Dataset excerpt:
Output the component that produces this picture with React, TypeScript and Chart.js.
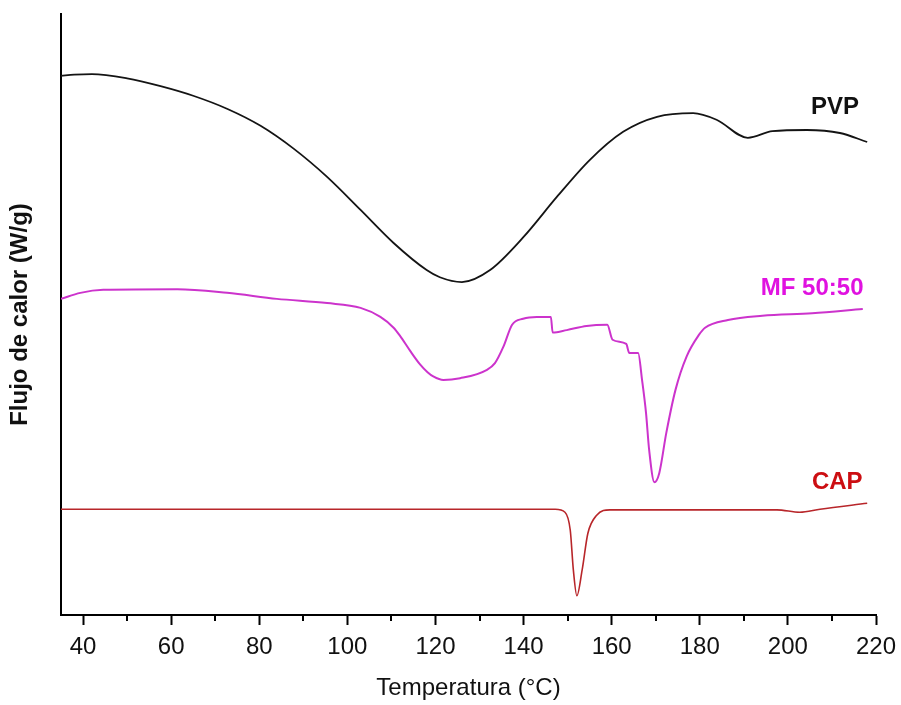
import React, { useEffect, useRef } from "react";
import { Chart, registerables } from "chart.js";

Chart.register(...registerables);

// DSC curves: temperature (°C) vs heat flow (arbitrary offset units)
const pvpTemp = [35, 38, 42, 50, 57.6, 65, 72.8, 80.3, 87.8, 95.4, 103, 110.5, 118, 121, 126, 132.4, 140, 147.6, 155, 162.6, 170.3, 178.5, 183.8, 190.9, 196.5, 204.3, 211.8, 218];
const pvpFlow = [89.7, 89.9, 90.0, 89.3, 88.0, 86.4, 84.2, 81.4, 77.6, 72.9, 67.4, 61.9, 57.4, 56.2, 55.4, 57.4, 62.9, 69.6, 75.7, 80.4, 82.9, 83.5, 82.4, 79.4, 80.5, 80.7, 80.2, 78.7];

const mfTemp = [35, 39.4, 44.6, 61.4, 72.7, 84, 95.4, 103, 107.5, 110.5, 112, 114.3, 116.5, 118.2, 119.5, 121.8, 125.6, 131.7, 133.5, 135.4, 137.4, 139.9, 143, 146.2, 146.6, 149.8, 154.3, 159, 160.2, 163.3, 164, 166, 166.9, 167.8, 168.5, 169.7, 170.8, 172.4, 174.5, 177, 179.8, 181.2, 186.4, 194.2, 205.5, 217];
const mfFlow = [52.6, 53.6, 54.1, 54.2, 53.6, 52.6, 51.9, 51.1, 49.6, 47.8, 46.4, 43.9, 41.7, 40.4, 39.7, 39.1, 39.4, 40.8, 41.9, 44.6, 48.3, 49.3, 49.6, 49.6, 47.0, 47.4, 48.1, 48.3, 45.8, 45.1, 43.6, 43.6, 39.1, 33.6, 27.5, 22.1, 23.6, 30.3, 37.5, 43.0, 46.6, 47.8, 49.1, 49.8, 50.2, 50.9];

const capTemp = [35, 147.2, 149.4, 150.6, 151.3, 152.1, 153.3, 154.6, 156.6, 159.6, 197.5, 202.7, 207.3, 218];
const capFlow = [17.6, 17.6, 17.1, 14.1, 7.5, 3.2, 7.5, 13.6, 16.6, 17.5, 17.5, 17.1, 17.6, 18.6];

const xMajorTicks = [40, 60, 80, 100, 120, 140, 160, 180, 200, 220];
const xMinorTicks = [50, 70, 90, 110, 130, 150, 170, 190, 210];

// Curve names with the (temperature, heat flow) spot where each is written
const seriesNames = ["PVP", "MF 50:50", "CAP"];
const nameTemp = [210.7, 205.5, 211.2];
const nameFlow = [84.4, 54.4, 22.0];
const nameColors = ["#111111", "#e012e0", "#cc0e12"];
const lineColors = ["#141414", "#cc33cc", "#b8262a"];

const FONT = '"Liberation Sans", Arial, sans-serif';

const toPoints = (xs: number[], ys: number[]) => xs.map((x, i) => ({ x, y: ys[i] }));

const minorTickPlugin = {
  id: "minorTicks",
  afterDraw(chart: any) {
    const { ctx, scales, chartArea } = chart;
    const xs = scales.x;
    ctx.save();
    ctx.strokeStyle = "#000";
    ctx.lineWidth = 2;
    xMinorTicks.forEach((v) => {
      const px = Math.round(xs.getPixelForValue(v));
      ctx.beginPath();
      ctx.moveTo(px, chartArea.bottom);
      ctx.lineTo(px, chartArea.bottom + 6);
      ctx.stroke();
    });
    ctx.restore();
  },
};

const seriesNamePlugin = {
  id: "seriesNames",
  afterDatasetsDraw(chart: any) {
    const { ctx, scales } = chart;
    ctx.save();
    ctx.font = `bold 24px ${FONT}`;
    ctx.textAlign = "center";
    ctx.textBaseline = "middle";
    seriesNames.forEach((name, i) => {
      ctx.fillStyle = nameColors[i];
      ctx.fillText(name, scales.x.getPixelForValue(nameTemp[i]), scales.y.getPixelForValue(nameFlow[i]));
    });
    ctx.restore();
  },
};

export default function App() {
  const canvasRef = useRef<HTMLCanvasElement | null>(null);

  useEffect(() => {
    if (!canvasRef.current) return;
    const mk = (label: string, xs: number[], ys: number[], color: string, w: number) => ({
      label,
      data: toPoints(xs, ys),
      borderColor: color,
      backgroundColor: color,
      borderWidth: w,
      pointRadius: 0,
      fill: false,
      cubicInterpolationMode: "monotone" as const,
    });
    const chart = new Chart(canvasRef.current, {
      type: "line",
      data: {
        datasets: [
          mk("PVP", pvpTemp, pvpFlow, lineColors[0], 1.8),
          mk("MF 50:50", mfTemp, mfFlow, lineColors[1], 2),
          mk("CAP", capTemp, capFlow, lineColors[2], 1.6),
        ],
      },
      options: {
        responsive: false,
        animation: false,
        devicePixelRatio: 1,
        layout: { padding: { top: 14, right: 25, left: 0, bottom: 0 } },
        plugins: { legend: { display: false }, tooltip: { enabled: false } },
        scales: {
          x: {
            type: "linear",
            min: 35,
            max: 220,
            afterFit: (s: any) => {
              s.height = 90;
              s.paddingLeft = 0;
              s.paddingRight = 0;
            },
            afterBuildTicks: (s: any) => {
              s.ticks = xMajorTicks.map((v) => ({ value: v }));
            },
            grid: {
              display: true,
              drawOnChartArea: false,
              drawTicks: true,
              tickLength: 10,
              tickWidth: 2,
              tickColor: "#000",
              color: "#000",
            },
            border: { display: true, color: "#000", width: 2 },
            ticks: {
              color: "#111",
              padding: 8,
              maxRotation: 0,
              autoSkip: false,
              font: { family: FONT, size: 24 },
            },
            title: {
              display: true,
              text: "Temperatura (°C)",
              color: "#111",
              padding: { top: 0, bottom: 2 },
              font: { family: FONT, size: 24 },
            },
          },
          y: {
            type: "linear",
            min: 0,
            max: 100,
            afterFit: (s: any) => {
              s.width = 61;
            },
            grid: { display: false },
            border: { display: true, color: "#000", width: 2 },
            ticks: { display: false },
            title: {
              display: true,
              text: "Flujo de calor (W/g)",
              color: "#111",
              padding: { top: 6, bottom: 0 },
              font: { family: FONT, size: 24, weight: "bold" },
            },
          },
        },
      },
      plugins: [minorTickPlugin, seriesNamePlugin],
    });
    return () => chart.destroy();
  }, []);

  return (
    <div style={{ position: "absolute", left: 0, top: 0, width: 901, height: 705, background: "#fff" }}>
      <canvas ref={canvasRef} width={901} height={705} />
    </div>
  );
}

Problem requirements:
Write out the listing above again, exactly, but with no pictures in the copy.

Solution to this task:
Output the component that produces this picture with React, TypeScript and Chart.js.
import React, { useEffect, useRef } from "react";
import { Chart, registerables } from "chart.js";

Chart.register(...registerables);

// DSC curves: temperature (°C) vs heat flow (arbitrary offset units)
const pvpTemp = [35, 38, 42, 50, 57.6, 65, 72.8, 80.3, 87.8, 95.4, 103, 110.5, 118, 121, 126, 132.4, 140, 147.6, 155, 162.6, 170.3, 178.5, 183.8, 190.9, 196.5, 204.3, 211.8, 218];
const pvpFlow = [89.7, 89.9, 90.0, 89.3, 88.0, 86.4, 84.2, 81.4, 77.6, 72.9, 67.4, 61.9, 57.4, 56.2, 55.4, 57.4, 62.9, 69.6, 75.7, 80.4, 82.9, 83.5, 82.4, 79.4, 80.5, 80.7, 80.2, 78.7];

const mfTemp = [35, 39.4, 44.6, 61.4, 72.7, 84, 95.4, 103, 107.5, 110.5, 112, 114.3, 116.5, 118.2, 119.5, 121.8, 125.6, 131.7, 133.5, 135.4, 137.4, 139.9, 143, 146.2, 146.6, 149.8, 154.3, 159, 160.2, 163.3, 164, 166, 166.9, 167.8, 168.5, 169.7, 170.8, 172.4, 174.5, 177, 179.8, 181.2, 186.4, 194.2, 205.5, 217];
const mfFlow = [52.6, 53.6, 54.1, 54.2, 53.6, 52.6, 51.9, 51.1, 49.6, 47.8, 46.4, 43.9, 41.7, 40.4, 39.7, 39.1, 39.4, 40.8, 41.9, 44.6, 48.3, 49.3, 49.6, 49.6, 47.0, 47.4, 48.1, 48.3, 45.8, 45.1, 43.6, 43.6, 39.1, 33.6, 27.5, 22.1, 23.6, 30.3, 37.5, 43.0, 46.6, 47.8, 49.1, 49.8, 50.2, 50.9];

const capTemp = [35, 147.2, 149.4, 150.6, 151.3, 152.1, 153.3, 154.6, 156.6, 159.6, 197.5, 202.7, 207.3, 218];
const capFlow = [17.6, 17.6, 17.1, 14.1, 7.5, 3.2, 7.5, 13.6, 16.6, 17.5, 17.5, 17.1, 17.6, 18.6];

const xMajorTicks = [40, 60, 80, 100, 120, 140, 160, 180, 200, 220];
const xMinorTicks = [50, 70, 90, 110, 130, 150, 170, 190, 210];

// Curve names with the (temperature, heat flow) spot where each is written
const seriesNames = ["PVP", "MF 50:50", "CAP"];
const nameTemp = [210.7, 205.5, 211.2];
const nameFlow = [84.4, 54.4, 22.0];
const nameColors = ["#111111", "#e012e0", "#cc0e12"];
const lineColors = ["#141414", "#cc33cc", "#b8262a"];

const FONT = '"Liberation Sans", Arial, sans-serif';

const toPoints = (xs: number[], ys: number[]) => xs.map((x, i) => ({ x, y: ys[i] }));

const minorTickPlugin = {
  id: "minorTicks",
  afterDraw(chart: any) {
    const { ctx, scales, chartArea } = chart;
    const xs = scales.x;
    ctx.save();
    ctx.strokeStyle = "#000";
    ctx.lineWidth = 2;
    xMinorTicks.forEach((v) => {
      const px = Math.round(xs.getPixelForValue(v));
      ctx.beginPath();
      ctx.moveTo(px, chartArea.bottom);
      ctx.lineTo(px, chartArea.bottom + 6);
      ctx.stroke();
    });
    ctx.restore();
  },
};

const seriesNamePlugin = {
  id: "seriesNames",
  afterDatasetsDraw(chart: any) {
    const { ctx, scales } = chart;
    ctx.save();
    ctx.font = `bold 24px ${FONT}`;
    ctx.textAlign = "center";
    ctx.textBaseline = "middle";
    seriesNames.forEach((name, i) => {
      ctx.fillStyle = nameColors[i];
      ctx.fillText(name, scales.x.getPixelForValue(nameTemp[i]), scales.y.getPixelForValue(nameFlow[i]));
    });
    ctx.restore();
  },
};

export default function App() {
  const canvasRef = useRef<HTMLCanvasElement | null>(null);

  useEffect(() => {
    if (!canvasRef.current) return;
    const mk = (label: string, xs: number[], ys: number[], color: string, w: number) => ({
      label,
      data: toPoints(xs, ys),
      borderColor: color,
      backgroundColor: color,
      borderWidth: w,
      pointRadius: 0,
      fill: false,
      cubicInterpolationMode: "monotone" as const,
    });
    const chart = new Chart(canvasRef.current, {
      type: "line",
      data: {
        datasets: [
          mk("PVP", pvpTemp, pvpFlow, lineColors[0], 1.8),
          mk("MF 50:50", mfTemp, mfFlow, lineColors[1], 2),
          mk("CAP", capTemp, capFlow, lineColors[2], 1.6),
        ],
      },
      options: {
        responsive: false,
        animation: false,
        devicePixelRatio: 1,
        layout: { padding: { top: 14, right: 25, left: 0, bottom: 0 } },
        plugins: { legend: { display: false }, tooltip: { enabled: false } },
        scales: {
          x: {
            type: "linear",
            min: 35,
            max: 220,
            afterFit: (s: any) => {
              s.height = 90;
              s.paddingLeft = 0;
              s.paddingRight = 0;
            },
            afterBuildTicks: (s: any) => {
              s.ticks = xMajorTicks.map((v) => ({ value: v }));
            },
            grid: {
              display: true,
              drawOnChartArea: false,
              drawTicks: true,
              tickLength: 10,
              tickWidth: 2,
              tickColor: "#000",
              color: "#000",
            },
            border: { display: true, color: "#000", width: 2 },
            ticks: {
              color: "#111",
              padding: 8,
              maxRotation: 0,
              autoSkip: false,
              font: { family: FONT, size: 24 },
            },
            title: {
              display: true,
              text: "Temperatura (°C)",
              color: "#111",
              padding: { top: 0, bottom: 2 },
              font: { family: FONT, size: 24 },
            },
          },
          y: {
            type: "linear",
            min: 0,
            max: 100,
            afterFit: (s: any) => {
              s.width = 61;
            },
            grid: { display: false },
            border: { display: true, color: "#000", width: 2 },
            ticks: { display: false },
            title: {
              display: true,
              text: "Flujo de calor (W/g)",
              color: "#111",
              padding: { top: 6, bottom: 0 },
              font: { family: FONT, size: 24, weight: "bold" },
            },
          },
        },
      },
      plugins: [minorTickPlugin, seriesNamePlugin],
    });
    return () => chart.destroy();
  }, []);

  return (
    <div style={{ position: "absolute", left: 0, top: 0, width: 901, height: 705, background: "#fff" }}>
      <canvas ref={canvasRef} width={901} height={705} />
    </div>
  );
}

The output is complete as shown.